What all of this misses is that the truly worthwhile things in life all require hard work. Gratitude is no exception. There is nothing artificial, contrived or less authentic about virtues that require hard work over long periods of time. For example, we wouldn’t say that the discipline of continual inner prayer is artificial and inauthentic if it takes years to develop. In the same way, gratitude is hard work and involves painstakingly retraining the brain over long periods of time.
And the research bears this out. The research shows that gratitude is a skill that can be developed with practice and that the development of this skill is not dependent on the circumstances happening around us. Anyone can grow in this skill regardless of how bad their life is.
One of the exciting things that science is finding is that as we grow more skillful in the practice of gratitude, we actually affect material changes in the neurocircuitry of our brains that results in a healthier and happier life.
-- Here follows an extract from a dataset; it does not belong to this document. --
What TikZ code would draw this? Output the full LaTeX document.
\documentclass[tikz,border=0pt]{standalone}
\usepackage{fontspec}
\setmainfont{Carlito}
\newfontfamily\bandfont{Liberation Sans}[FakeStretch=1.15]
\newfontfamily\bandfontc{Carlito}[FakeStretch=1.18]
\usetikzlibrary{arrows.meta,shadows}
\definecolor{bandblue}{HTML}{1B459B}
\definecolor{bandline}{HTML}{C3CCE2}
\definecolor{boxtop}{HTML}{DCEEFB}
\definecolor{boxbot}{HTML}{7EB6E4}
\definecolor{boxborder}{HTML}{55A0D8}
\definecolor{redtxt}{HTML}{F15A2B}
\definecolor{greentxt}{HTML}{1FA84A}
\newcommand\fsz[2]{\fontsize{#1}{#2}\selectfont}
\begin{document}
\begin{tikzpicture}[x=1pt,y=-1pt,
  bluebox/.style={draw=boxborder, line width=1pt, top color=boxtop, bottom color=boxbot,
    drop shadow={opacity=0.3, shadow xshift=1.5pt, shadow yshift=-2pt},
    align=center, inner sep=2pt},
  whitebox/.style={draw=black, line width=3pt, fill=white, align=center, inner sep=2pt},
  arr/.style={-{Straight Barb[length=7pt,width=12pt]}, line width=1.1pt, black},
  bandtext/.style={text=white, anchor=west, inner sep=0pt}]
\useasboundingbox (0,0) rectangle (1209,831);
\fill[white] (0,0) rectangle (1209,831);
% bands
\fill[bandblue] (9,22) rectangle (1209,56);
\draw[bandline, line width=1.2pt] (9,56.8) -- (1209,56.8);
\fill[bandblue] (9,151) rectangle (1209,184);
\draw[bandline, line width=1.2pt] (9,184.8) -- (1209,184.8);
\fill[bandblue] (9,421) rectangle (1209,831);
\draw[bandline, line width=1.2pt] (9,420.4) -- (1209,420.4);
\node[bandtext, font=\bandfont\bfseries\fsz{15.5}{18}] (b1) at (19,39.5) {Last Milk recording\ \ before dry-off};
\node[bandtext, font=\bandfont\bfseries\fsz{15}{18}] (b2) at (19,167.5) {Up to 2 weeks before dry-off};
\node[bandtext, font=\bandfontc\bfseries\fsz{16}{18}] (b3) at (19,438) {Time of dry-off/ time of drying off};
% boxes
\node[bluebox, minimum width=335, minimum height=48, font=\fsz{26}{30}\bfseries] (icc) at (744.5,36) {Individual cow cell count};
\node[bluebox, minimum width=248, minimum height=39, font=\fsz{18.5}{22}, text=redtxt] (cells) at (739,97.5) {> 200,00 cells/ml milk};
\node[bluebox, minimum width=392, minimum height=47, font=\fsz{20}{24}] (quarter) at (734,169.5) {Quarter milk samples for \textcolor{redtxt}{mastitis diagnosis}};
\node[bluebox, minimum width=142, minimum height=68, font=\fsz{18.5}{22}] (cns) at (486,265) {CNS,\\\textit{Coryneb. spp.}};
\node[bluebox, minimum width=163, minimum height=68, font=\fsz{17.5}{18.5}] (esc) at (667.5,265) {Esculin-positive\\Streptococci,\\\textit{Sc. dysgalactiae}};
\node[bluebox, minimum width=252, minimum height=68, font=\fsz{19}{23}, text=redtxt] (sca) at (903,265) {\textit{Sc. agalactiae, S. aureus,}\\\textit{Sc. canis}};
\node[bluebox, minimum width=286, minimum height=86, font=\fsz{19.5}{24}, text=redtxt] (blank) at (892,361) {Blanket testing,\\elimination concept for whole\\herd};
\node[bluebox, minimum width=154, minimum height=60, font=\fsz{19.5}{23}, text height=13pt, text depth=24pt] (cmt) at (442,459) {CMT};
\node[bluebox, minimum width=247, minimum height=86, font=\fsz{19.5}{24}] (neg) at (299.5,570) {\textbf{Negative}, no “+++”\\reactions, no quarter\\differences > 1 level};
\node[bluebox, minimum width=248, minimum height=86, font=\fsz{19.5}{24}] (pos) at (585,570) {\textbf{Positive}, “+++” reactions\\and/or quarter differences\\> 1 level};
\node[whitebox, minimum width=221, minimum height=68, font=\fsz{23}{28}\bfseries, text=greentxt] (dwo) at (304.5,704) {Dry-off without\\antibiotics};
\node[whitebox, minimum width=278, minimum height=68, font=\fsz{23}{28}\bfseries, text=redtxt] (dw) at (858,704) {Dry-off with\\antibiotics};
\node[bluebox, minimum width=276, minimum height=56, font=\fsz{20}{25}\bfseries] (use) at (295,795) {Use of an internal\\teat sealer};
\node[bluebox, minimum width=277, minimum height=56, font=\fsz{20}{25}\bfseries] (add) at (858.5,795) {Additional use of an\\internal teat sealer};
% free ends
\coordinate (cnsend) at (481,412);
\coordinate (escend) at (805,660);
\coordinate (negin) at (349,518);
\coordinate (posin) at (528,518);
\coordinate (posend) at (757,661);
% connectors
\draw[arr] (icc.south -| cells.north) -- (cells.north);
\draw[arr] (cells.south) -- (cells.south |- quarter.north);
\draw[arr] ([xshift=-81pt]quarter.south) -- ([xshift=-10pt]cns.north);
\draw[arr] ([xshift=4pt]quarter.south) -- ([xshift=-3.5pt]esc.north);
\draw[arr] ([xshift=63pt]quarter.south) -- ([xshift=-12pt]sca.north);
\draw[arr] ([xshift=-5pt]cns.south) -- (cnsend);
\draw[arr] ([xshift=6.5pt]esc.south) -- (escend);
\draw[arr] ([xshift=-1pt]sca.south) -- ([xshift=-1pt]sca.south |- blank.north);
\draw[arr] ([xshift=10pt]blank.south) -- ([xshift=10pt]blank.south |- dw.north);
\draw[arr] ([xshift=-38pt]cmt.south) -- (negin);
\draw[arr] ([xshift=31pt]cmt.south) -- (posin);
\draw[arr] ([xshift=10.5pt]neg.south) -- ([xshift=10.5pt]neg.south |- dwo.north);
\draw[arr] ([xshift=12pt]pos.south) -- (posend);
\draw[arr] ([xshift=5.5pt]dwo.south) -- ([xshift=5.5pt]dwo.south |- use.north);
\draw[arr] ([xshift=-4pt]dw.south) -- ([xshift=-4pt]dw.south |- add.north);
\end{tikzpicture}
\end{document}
Scientists who study the flexibility or neuroplasticity of brain have shown this – they’ve shown that when we practice gratitude we create new pathways in the brain, and the more we do this, the stronger these pathways become. As Eric Karpinski explains, instead of reinforcing deep ruts of complaining, so that our default response is something like “why is this happening to me?” or “who am I going to blame?”, our default becomes a narrative of gratitude. “What do I have to be thankful for?” “What’s good about today?”
When you’re just beginning to train your brain, it feels unnatural, like learning to speak in a foreign language or learning a new musical instrument. But practice it long enough, and gratitude becomes second nature. This is even possible for the most pessimistic of people, because when you choose gratitude over grumbling, new synapses form between the neurons of the brain, so that eventually it’s no longer difficult, it no longer feels unnatural. And meanwhile, if we aren’t using the neuropathways and synapses associated with grumbling, they shrivel up and go away. Living in a constant state of thankfulness to God becomes the norm.